→ The request: Using the listing below, please print exactly the lines from the one with "Write a Python" through the one with "c_out = [[5660, 5720], []]". Leave out every picture.

→ Exercise material:
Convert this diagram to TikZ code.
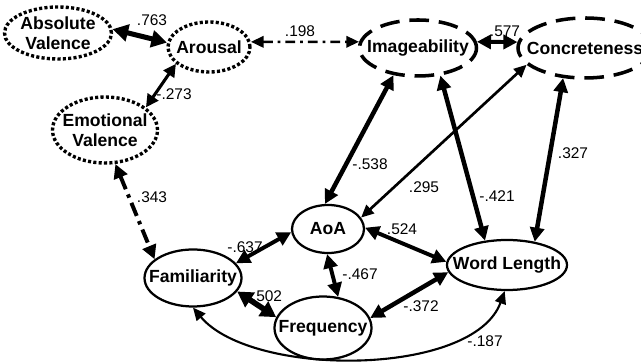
\documentclass[tikz,border=0pt]{standalone}
\usepackage{fontspec}
\setmainfont{Liberation Sans}
\usetikzlibrary{shapes.geometric,arrows.meta}
\begin{document}
\begin{tikzpicture}[
    >={Triangle[length=10pt,width=10pt]},
    var/.style={ellipse, inner xsep=-0.35cm, inner ysep=-2pt, align=center,
      font=\bfseries\fontsize{12.5}{14.5}\selectfont},
    solidvar/.style={var, draw, line width=1.6pt},
    dotvar/.style={var, draw, line width=2.4pt, dash pattern=on 2.2pt off 1.6pt},
    dashvar/.style={var, draw, line width=2.5pt, dash pattern=on 14pt off 7pt},
    lbl/.style={font=\fontsize{11}{13}\selectfont, inner sep=0pt},
    link/.style={<->, line width=#1},
  ]
  \useasboundingbox (0,0) rectangle (16.025,9.075);
  \node[dotvar, minimum width=2.675cm, minimum height=1.3cm] (absval) at (1.45,8.25) {Absolute\\Valence};
  \node[dotvar, minimum width=2.05cm, minimum height=1.25cm] (arousal) at (5.225,7.9) {Arousal};
  \node[dotvar, minimum width=2.625cm, minimum height=1.65cm] (emoval) at (2.625,5.825) {Emotional\\Valence};
  \node[dashvar, minimum width=2.925cm, minimum height=1.4cm] (imag) at (10.45,7.875) {Imageability};
  \node[dashvar, minimum width=3.35cm, minimum height=1.5cm] (concr) at (14.625,7.875) {Concreteness};
  \node[solidvar, minimum width=1.8cm, minimum height=1.2cm] (aoa) at (8.2,3.35) {AoA};
  \node[solidvar, minimum width=2.425cm, minimum height=1.425cm] (famil) at (4.825,2.125) {Familiarity};
  \node[solidvar, minimum width=2.425cm, minimum height=1.575cm] (freq) at (8.075,0.875) {Frequency};
  \node[solidvar, minimum width=3.0cm, minimum height=1.25cm] (wordlen) at (12.675,2.45) {Word Length};

  \draw[link=3.6pt, >={Triangle[length=11pt,width=12pt]}] (absval.4) -- (arousal.174);
  \draw[link=2.2pt, >={Triangle[length=9pt,width=9pt]}] (arousal.207) -- (emoval.29);
  \draw[link=2.8pt, dash pattern=on 10pt off 4pt on 2.5pt off 4pt] (emoval.287) -- (famil.154);
  \draw[link=1.8pt, dash pattern=on 7pt off 3.5pt on 2pt off 3.5pt, >={Triangle[length=9pt,width=8pt]}] (arousal.7) -- (imag.174);
  \draw[link=2.8pt] (imag.6) -- (concr.175);
  \draw[link=3.2pt] (aoa.97) -- (imag.228);
  \draw[link=1.9pt, >={Triangle[length=9pt,width=8pt]}] (concr.196) -- (aoa.19);
  \draw[link=3.2pt] (imag.309) -- (wordlen.132);
  \draw[link=3.2pt] (concr.234) -- (wordlen.40);
  \draw[link=2.8pt] (aoa.2) -- (wordlen.177);
  \draw[link=2.8pt] (aoa.185) -- (famil.19);
  \draw[link=2.8pt] (aoa.268) -- (freq.64);
  \draw[link=4pt, >={Triangle[length=11pt,width=12pt]}] (famil.343) -- (freq.167);
  \draw[link=3.2pt] (freq.12) -- (wordlen.187);
  \draw[link=1.5pt, >={Triangle[length=9pt,width=8pt]}] (famil.270) to[out=-50, in=-110, looseness=0.75] (wordlen.265);

  \node[lbl] (l763) at (3.8,8.575) {.763};
  \node[lbl] (l273) at (4.35,6.725) {-.273};
  \node[lbl] (l198) at (7.5,8.3) {.198};
  \node[lbl] (l577) at (12.625,8.3) {.577};
  \node[lbl] (l538) at (9.25,4.975) {-.538};
  \node[lbl] (l295) at (10.6,4.4) {.295};
  \node[lbl] (l327) at (14.325,5.25) {.327};
  \node[lbl] (l421) at (12.425,4.175) {-.421};
  \node[lbl] (l524) at (10.05,3.35) {.524};
  \node[lbl] (l637) at (6.125,2.9) {-.637};
  \node[lbl] (l467) at (9.0,2.225) {-.467};
  \node[lbl] (l502) at (6.675,1.675) {.502};
  \node[lbl] (l372) at (10.525,1.425) {-.372};
  \node[lbl] (l187) at (12.125,0.55) {-.187};
  \node[lbl] (l343) at (3.8,4.15) {.343};
\end{tikzpicture}
\end{document}
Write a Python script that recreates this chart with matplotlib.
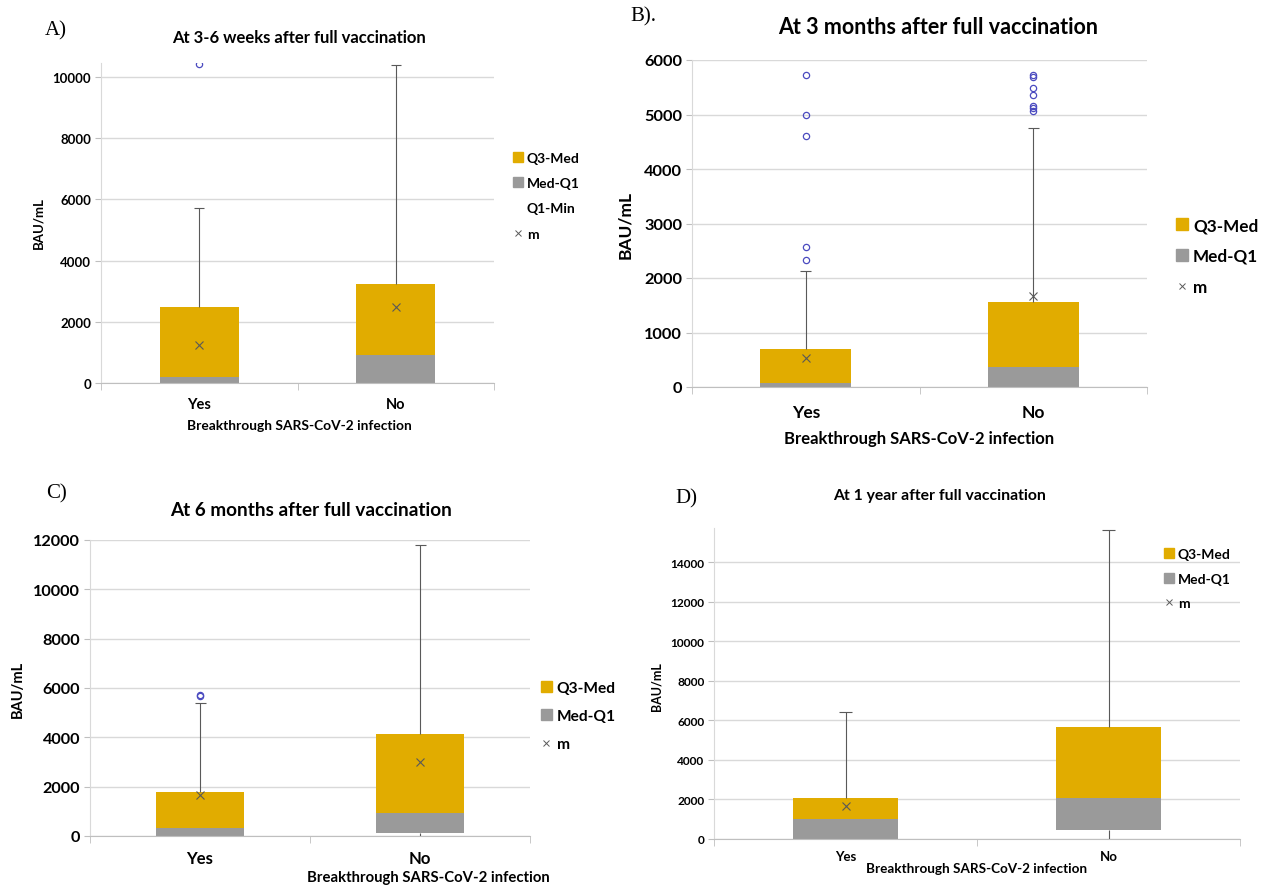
import matplotlib.pyplot as plt
import numpy as np
from matplotlib.patches import Patch
from matplotlib.lines import Line2D

plt.rcParams['font.family'] = ['Lato', 'DejaVu Sans']

W, H = 1282, 887

categories = ['Yes', 'No']

# panel A: 3-6 weeks
a_q1 = [0, 0]
a_med = [200, 930]
a_q3 = [2500, 3250]
a_min = [0, 0]
a_max = [5720, 10400]
a_mean = [1230, 2470]
a_out = [[10420], []]

# panel B: 3 months
b_q1 = [0, 0]
b_med = [70, 370]
b_q3 = [690, 1560]
b_min = [0, 0]
b_max = [2130, 4750]
b_mean = [540, 1670]
b_out = [[2330, 2560, 4600, 5000, 5720],
         [5070, 5120, 5160, 5350, 5480, 5690, 5730]]

# panel C: 6 months
c_q1 = [0, 140]
c_med = [310, 920]
c_q3 = [1780, 4130]
c_min = [0, 0]
c_max = [5400, 11800]
c_mean = [1650, 3020]
c_out = [[5660, 5720], []]

# panel D: 1 year
d_q1 = [0, 450]
d_med = [1030, 2070]
d_q3 = [2060, 5670]
d_min = [0, 0]
d_max = [6430, 15600]
d_mean = [1650, np.nan]
d_out = [[], []]

GOLD = '#E1AC00'
GRAY = '#9A9A9A'
DARK = '#595959'
BLUE = '#4B4BC0'


def px_axes(fig, left, right, top, bottom):
    return fig.add_axes([left / W, 1 - bottom / H, (right - left) / W, (bottom - top) / H])


def draw_box(ax, q1, med, q3, vmin, vmax, mean, outl, ylim, yticks, ysize, xsize, pad, cap=0.025):
    x = np.arange(len(categories))
    ax.bar(x, np.array(med) - np.array(q1), 0.4, bottom=q1, color=GRAY, zorder=2)
    ax.bar(x, np.array(q3) - np.array(med), 0.4, bottom=med, color=GOLD, zorder=2)
    for i in x:
        ax.vlines(i, q3[i], vmax[i], color=DARK, lw=0.8, zorder=3)
        ax.hlines(vmax[i], i - cap, i + cap, color=DARK, lw=0.8, zorder=3)
        if q1[i] > vmin[i]:
            ax.vlines(i, vmin[i], q1[i], color=DARK, lw=0.8, zorder=3)
        if outl[i]:
            ax.plot([i] * len(outl[i]), outl[i], 'o', mfc='none', mec=BLUE,
                    ms=4.5, mew=0.9, zorder=4)
    ax.plot(x, mean, 'x', color=DARK, ms=6, mew=0.8, zorder=5, ls='none')
    ax.set_xlim(-0.5, 1.5)
    ax.set_ylim(*ylim)
    ax.set_yticks(yticks)
    ax.set_xticks(x)
    ax.set_xticklabels(categories, fontsize=xsize, fontweight='bold')
    ax.set_xticks([-0.5, 0.5, 1.5], minor=True)
    ax.tick_params(axis='x', which='major', length=0, pad=pad)
    ax.tick_params(axis='x', which='minor', length=5, color='#BFBFBF')
    ax.tick_params(axis='y', length=4, color='#BFBFBF', labelsize=ysize, pad=3)
    for lab in ax.get_yticklabels():
        lab.set_fontweight('bold')
    ax.grid(axis='y', color='#D9D9D9', lw=1, zorder=0)
    ax.set_axisbelow(True)
    for s in ['top', 'right']:
        ax.spines[s].set_visible(False)
    ax.spines['left'].set_color('#D9D9D9')
    ax.spines['bottom'].set_color('#BFBFBF')


def legend(ax, fig, x, y, size, spacing, q1min=False):
    h = [Patch(color=GOLD, label='Q3-Med'), Patch(color=GRAY, label='Med-Q1')]
    if q1min:
        h.append(Patch(color='none', label='Q1-Min'))
    h.append(Line2D([], [], marker='x', ls='none', color=DARK, ms=5, mew=0.7, label='m'))
    ax.legend(handles=h, loc='upper left', bbox_to_anchor=(x / W, 1 - y / H),
              bbox_transform=fig.transFigure, frameon=False,
              prop={'size': size, 'weight': 'bold'}, handlelength=0.7,
              handleheight=0.7, handletextpad=0.3, labelspacing=spacing,
              borderpad=0, borderaxespad=0)


fig = plt.figure(figsize=(W / 100, H / 100), dpi=100)
xl = 'Breakthrough SARS-CoV-2 infection'

# A
ax = px_axes(fig, 101, 494, 64, 384)
draw_box(ax, a_q1, a_med, a_q3, a_min, a_max, a_mean, a_out,
         (0, 10460), range(0, 10001, 2000), 9.5, 10.5, 10)
legend(ax, fig, 513, 153, 10, 0.95, q1min=True)
fig.text(299 / W, 1 - 38 / H, 'At 3-6 weeks after full vaccination', ha='center', va='center',
         fontsize=12, fontweight='bold')
fig.text(299 / W, 1 - 426 / H, xl, ha='center', va='center', fontsize=9.9, fontweight='bold')
fig.text(38 / W, 1 - 223 / H, 'BAU/mL', rotation=90, ha='center', va='center',
         fontsize=9.5, fontweight='bold')
fig.text(45 / W, 1 - 31 / H, 'A)', family='Liberation Serif', fontsize=15, va='center')

# B
ax = px_axes(fig, 692, 1147, 61, 388)
draw_box(ax, b_q1, b_med, b_q3, b_min, b_max, b_mean, b_out,
         (0, 6000), range(0, 6001, 1000), 11.8, 12.5, 12)
legend(ax, fig, 1176, 218, 12.3, 0.87)
fig.text(938 / W, 1 - 28 / H, 'At 3 months after full vaccination', ha='center', va='center',
         fontsize=15.5, fontweight='bold')
fig.text(919 / W, 1 - 439 / H, xl, ha='center', va='center', fontsize=12, fontweight='bold')
fig.text(625 / W, 1 - 225 / H, 'BAU/mL', rotation=90, ha='center', va='center',
         fontsize=12.5, fontweight='bold')
fig.text(630 / W, 1 - 17 / H, 'B).', family='Liberation Serif', fontsize=15, va='center')

# C
ax = px_axes(fig, 90, 530, 541, 837)
draw_box(ax, c_q1, c_med, c_q3, c_min, c_max, c_mean, c_out,
         (0, 12000), range(0, 12001, 2000), 11.7, 12, 10)
legend(ax, fig, 541, 682, 11.2, 0.9)
fig.text(311 / W, 1 - 511 / H, 'At 6 months after full vaccination', ha='center', va='center',
         fontsize=13.6, fontweight='bold')
fig.text(428 / W, 1 - 878 / H, xl, ha='center', va='center', fontsize=10.7, fontweight='bold')
fig.text(18 / W, 1 - 689 / H, 'BAU/mL', rotation=90, ha='center', va='center',
         fontsize=10.5, fontweight='bold')
fig.text(46 / W, 1 - 494 / H, 'C)', family='Liberation Serif', fontsize=15, va='center')

# D
ax = px_axes(fig, 714, 1240, 529, 840)
draw_box(ax, d_q1, d_med, d_q3, d_min, d_max, d_mean, d_out,
         (0, 15720), range(0, 14001, 2000), 8.6, 9.5, 8)
legend(ax, fig, 1164, 549, 10, 0.9)
fig.text(940 / W, 1 - 496 / H, 'At 1 year after full vaccination', ha='center', va='center',
         fontsize=11.3, fontweight='bold')
fig.text(977 / W, 1 - 869 / H, xl, ha='center', va='center', fontsize=9.7, fontweight='bold')
fig.text(656 / W, 1 - 687 / H, 'BAU/mL', rotation=90, ha='center', va='center',
         fontsize=9, fontweight='bold')
fig.text(675 / W, 1 - 499 / H, 'D)', family='Liberation Serif', fontsize=15, va='center')

fig.savefig('out.png', dpi=100)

→ Answer:
Write a Python script that recreates this chart with matplotlib.
import matplotlib.pyplot as plt
import numpy as np
from matplotlib.patches import Patch
from matplotlib.lines import Line2D

plt.rcParams['font.family'] = ['Lato', 'DejaVu Sans']

W, H = 1282, 887

categories = ['Yes', 'No']

# panel A: 3-6 weeks
a_q1 = [0, 0]
a_med = [200, 930]
a_q3 = [2500, 3250]
a_min = [0, 0]
a_max = [5720, 10400]
a_mean = [1230, 2470]
a_out = [[10420], []]

# panel B: 3 months
b_q1 = [0, 0]
b_med = [70, 370]
b_q3 = [690, 1560]
b_min = [0, 0]
b_max = [2130, 4750]
b_mean = [540, 1670]
b_out = [[2330, 2560, 4600, 5000, 5720],
         [5070, 5120, 5160, 5350, 5480, 5690, 5730]]

# panel C: 6 months
c_q1 = [0, 140]
c_med = [310, 920]
c_q3 = [1780, 4130]
c_min = [0, 0]
c_max = [5400, 11800]
c_mean = [1650, 3020]
c_out = [[5660, 5720], []]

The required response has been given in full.